Supplemental Information About Constant Currency

Because we operate on a global basis and transact business in many currencies, fluctuations in foreign currency exchange rates can affect our consolidated U.S. dollar operating results. To facilitate the assessment of our performance excluding the effect of foreign currency exchange rate fluctuations, we calculate our GAAP and non-GAAP revenue, cost of revenue, and operating expenses on both an as-reported basis and a constant currency basis, allowing for comparison of results between periods as if foreign currency exchange rates had remained constant.
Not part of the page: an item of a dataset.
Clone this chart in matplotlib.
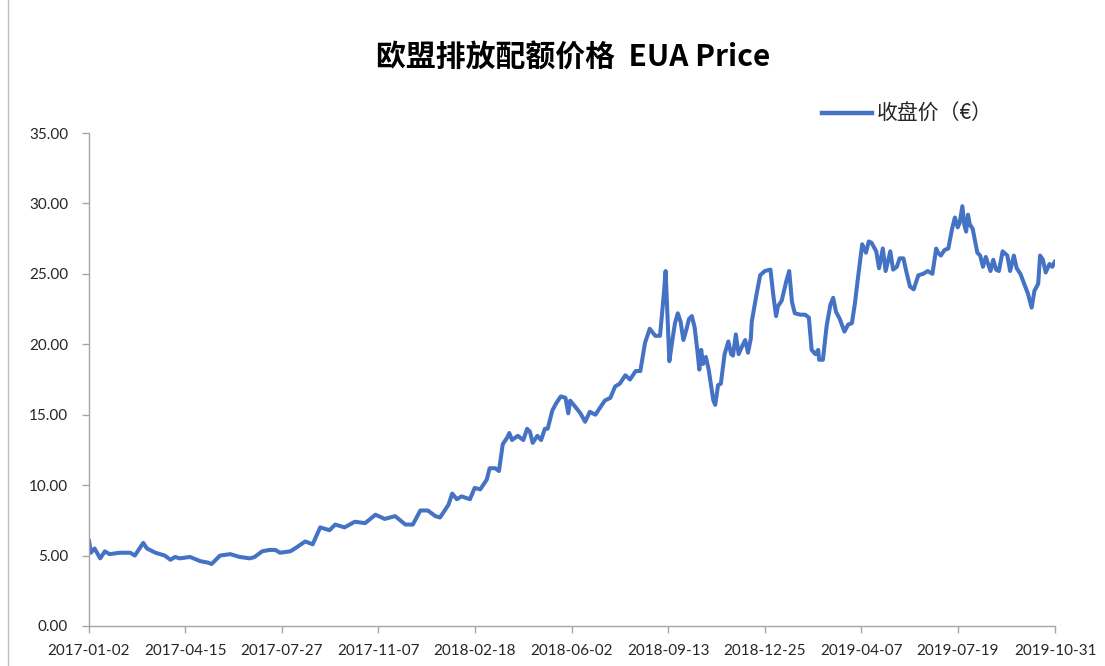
import numpy as np
import pandas as pd
import matplotlib
matplotlib.use("Agg")
import matplotlib.pyplot as plt
import matplotlib.dates as mdates
from matplotlib.lines import Line2D

plt.rcParams['font.family'] = ['Lato', 'Noto Sans CJK SC', 'DejaVu Sans']

# EUA closing price
dates = [
    "2017-01-02", "2017-01-04", "2017-01-08", "2017-01-14", "2017-01-19", "2017-01-24",
    "2017-02-04", "2017-02-15", "2017-02-20", "2017-03-01", "2017-03-05", "2017-03-14",
    "2017-03-24", "2017-03-30", "2017-04-04", "2017-04-09", "2017-04-20", "2017-05-01",
    "2017-05-09", "2017-05-13", "2017-05-22", "2017-06-02", "2017-06-12", "2017-06-23",
    "2017-06-28", "2017-07-06", "2017-07-14", "2017-07-20", "2017-07-25", "2017-08-05",
    "2017-08-10", "2017-08-21", "2017-08-29", "2017-09-06", "2017-09-11", "2017-09-16",
    "2017-09-22", "2017-10-02", "2017-10-13", "2017-10-24", "2017-11-04", "2017-11-14",
    "2017-11-25", "2017-12-06", "2017-12-14", "2017-12-22", "2017-12-30",
    "2018-01-07", "2018-01-12", "2018-01-21", "2018-01-25", "2018-01-30", "2018-02-04",
    "2018-02-13", "2018-02-18", "2018-02-24", "2018-03-03", "2018-03-06", "2018-03-12",
    "2018-03-16", "2018-03-20", "2018-03-25", "2018-03-27", "2018-03-30", "2018-04-05",
    "2018-04-11", "2018-04-15", "2018-04-18", "2018-04-21", "2018-04-26", "2018-04-30",
    "2018-05-04", "2018-05-07", "2018-05-12", "2018-05-16", "2018-05-21", "2018-05-26",
    "2018-05-29", "2018-05-31", "2018-06-05", "2018-06-11", "2018-06-16", "2018-06-21",
    "2018-06-27", "2018-07-02", "2018-07-07", "2018-07-13", "2018-07-18", "2018-07-23",
    "2018-07-29", "2018-08-03", "2018-08-09", "2018-08-14", "2018-08-19", "2018-08-24",
    "2018-08-30", "2018-09-04", "2018-09-08", "2018-09-10", "2018-09-12", "2018-09-14",
    "2018-09-17", "2018-09-20", "2018-09-23", "2018-09-26", "2018-09-29", "2018-10-02",
    "2018-10-05", "2018-10-08", "2018-10-11", "2018-10-14", "2018-10-16", "2018-10-18",
    "2018-10-20", "2018-10-23", "2018-10-26", "2018-10-31", "2018-11-02", "2018-11-05",
    "2018-11-08", "2018-11-12", "2018-11-16", "2018-11-19", "2018-11-21", "2018-11-24",
    "2018-11-27", "2018-12-01", "2018-12-04", "2018-12-07", "2018-12-10", "2018-12-11",
    "2018-12-16", "2018-12-20", "2018-12-25", "2018-12-31",
    "2019-01-03", "2019-01-06", "2019-01-08", "2019-01-12", "2019-01-17", "2019-01-20",
    "2019-01-23", "2019-01-26", "2019-02-01", "2019-02-06", "2019-02-10", "2019-02-13",
    "2019-02-17", "2019-02-20", "2019-02-21", "2019-02-25", "2019-03-01", "2019-03-05",
    "2019-03-08", "2019-03-11", "2019-03-15", "2019-03-20", "2019-03-24", "2019-03-28",
    "2019-03-31", "2019-04-04", "2019-04-08", "2019-04-12", "2019-04-15", "2019-04-18",
    "2019-04-23", "2019-04-26", "2019-04-30", "2019-05-03", "2019-05-08", "2019-05-11",
    "2019-05-15", "2019-05-18", "2019-05-22", "2019-05-25", "2019-05-29", "2019-06-02",
    "2019-06-07", "2019-06-12", "2019-06-17", "2019-06-22", "2019-06-26", "2019-06-28",
    "2019-07-01", "2019-07-05", "2019-07-09", "2019-07-13", "2019-07-16", "2019-07-19",
    "2019-07-21", "2019-07-24", "2019-07-26", "2019-07-28", "2019-07-30", "2019-08-01",
    "2019-08-04", "2019-08-09", "2019-08-12", "2019-08-15", "2019-08-18", "2019-08-23",
    "2019-08-26", "2019-08-29", "2019-09-01", "2019-09-05", "2019-09-10", "2019-09-13",
    "2019-09-17", "2019-09-20", "2019-09-24", "2019-09-28", "2019-10-02", "2019-10-06",
    "2019-10-09", "2019-10-13", "2019-10-15", "2019-10-18", "2019-10-21", "2019-10-25",
    "2019-10-28", "2019-10-31",
]
prices = [
    6.1, 5.2, 5.5, 4.8, 5.3, 5.1,
    5.2, 5.2, 5.0, 5.9, 5.5, 5.2,
    5.0, 4.7, 4.9, 4.8, 4.9, 4.6,
    4.5, 4.4, 5.0, 5.1, 4.9, 4.8,
    4.9, 5.3, 5.4, 5.4, 5.2, 5.3,
    5.5, 6.0, 5.8, 7.0, 6.9, 6.8,
    7.2, 7.0, 7.4, 7.3, 7.9, 7.6,
    7.8, 7.2, 7.2, 8.2, 8.2,
    7.8, 7.7, 8.6, 9.4, 9.0, 9.2,
    9.0, 9.8, 9.7, 10.4, 11.2, 11.2,
    11.0, 12.9, 13.4, 13.7, 13.2, 13.5,
    13.2, 14.0, 13.8, 13.0, 13.5, 13.2,
    14.0, 14.0, 15.3, 15.8, 16.3, 16.2,
    15.1, 16.0, 15.6, 15.1, 14.5, 15.2,
    15.0, 15.5, 16.0, 16.2, 17.0, 17.2,
    17.8, 17.5, 18.1, 18.1, 20.1, 21.1,
    20.6, 20.6, 23.5, 25.2, 22.0, 18.8,
    20.2, 21.5, 22.2, 21.6, 20.3, 21.0,
    21.8, 22.0, 21.2, 19.5, 18.2, 19.6,
    18.6, 19.1, 18.2, 16.0, 15.7, 17.1,
    17.2, 19.3, 20.2, 19.3, 19.2, 20.7,
    19.3, 19.9, 20.3, 19.4, 20.4, 21.6,
    23.5, 24.9, 25.2, 25.3,
    23.5, 22.0, 22.7, 23.1, 24.5, 25.2,
    23.0, 22.2, 22.1, 22.1, 21.9, 19.6,
    19.3, 19.6, 18.9, 18.9, 21.3, 22.8,
    23.3, 22.3, 21.8, 20.9, 21.4, 21.5,
    22.8, 25.0, 27.1, 26.5, 27.3, 27.2,
    26.6, 25.4, 26.8, 25.2, 26.6, 25.3,
    25.5, 26.1, 26.1, 25.2, 24.1, 23.9,
    24.9, 25.0, 25.2, 25.0, 26.8, 26.5,
    26.3, 26.7, 26.8, 28.2, 29.0, 28.3,
    28.6, 29.8, 28.5, 28.0, 29.2, 28.5,
    28.2, 26.5, 26.3, 25.5, 26.2, 25.2,
    26.0, 25.3, 25.2, 26.6, 26.3, 25.2,
    26.3, 25.4, 25.0, 24.3, 23.6, 22.6,
    23.8, 24.3, 26.3, 26.0, 25.1, 25.7,
    25.5, 25.9,
]

tick_labels = ["2017-01-02", "2017-04-15", "2017-07-27", "2017-11-07", "2018-02-18",
               "2018-06-02", "2018-09-13", "2018-12-25", "2019-04-07", "2019-07-19",
               "2019-10-31"]
y_ticks = [0, 5, 10, 15, 20, 25, 30, 35]

title = "欧盟排放配额价格  EUA Price"
series_name = "收盘价（€）"

x = pd.to_datetime(dates)
ticks = pd.to_datetime(tick_labels)

fig = plt.figure(figsize=(11.05, 6.66), dpi=100)
ax = fig.add_axes([0.0805, 0.0601, 0.8743, 0.7402])

line_color = "#4472C4"
ax.plot(x, prices, color=line_color, linewidth=2.9, solid_joinstyle="round",
        solid_capstyle="round")

ax.set_xlim(ticks[0], ticks[-1])
ax.set_ylim(0, 35)
ax.set_xticks(ticks)
ax.set_xticklabels(tick_labels)
ax.set_yticks(y_ticks)
ax.set_yticklabels([f"{v:.2f}" for v in y_ticks])

axis_gray = "#A6A6A6"
for side in ["top", "right"]:
    ax.spines[side].set_visible(False)
for side in ["left", "bottom"]:
    ax.spines[side].set_color(axis_gray)
    ax.spines[side].set_linewidth(1.0)
ax.tick_params(axis="both", colors=axis_gray, length=5, width=1.0,
               labelcolor="#262626", labelsize=11)
ax.tick_params(axis="x", pad=8)
ax.tick_params(axis="y", pad=10)

fig.text(0.519, 0.914, title, ha="center", va="center", fontsize=21.5,
         fontweight="bold", color="black",
         family=["Noto Sans CJK SC", "DejaVu Sans"])

handle = Line2D([0], [0], color=line_color, linewidth=3.2)
leg = fig.legend([handle], [series_name], loc="center left",
                 bbox_to_anchor=(0.727, 0.829), frameon=False, handlelength=2.4,
                 handletextpad=0.2, prop={"family": ["Noto Sans CJK SC"], "size": 15})
for t in leg.get_texts():
    t.set_color("#262626")

# chart area border (left edge visible in the reference crop)
fig.add_artist(Line2D([8 / 1105, 8 / 1105], [0, 1], transform=fig.transFigure,
                      color="#BFBFBF", linewidth=1.0))

fig.savefig("out.png", dpi=100, facecolor="white")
We perform our constant currency calculations by translating current-period foreign currency results into U.S. dollars using prior-period average foreign currency exchange rates or hedge rates, as applicable, rather than current period exchange rates. We believe that constant currency measures, which exclude the impact of changes in foreign currency exchange rates, facilitate the assessment of underlying business trends.

Unless otherwise indicated, our financial outlook for revenue, operating margin, and diluted earnings per share, which is provided on a non-GAAP basis, reflects foreign currency exchange rates approximately consistent with rates in effect when the outlook is provided.

We also incur foreign exchange gains and losses resulting from the revaluation and settlement of monetary assets and liabilities that are denominated in currencies other than the entity’s functional currency. We periodically report our historical non-GAAP diluted net income per share both inclusive and exclusive of these net foreign exchange gains or losses. Our financial outlook for diluted earnings per share includes net foreign exchange gains or losses incurred to date, if any, but does not include potential future gains or losses.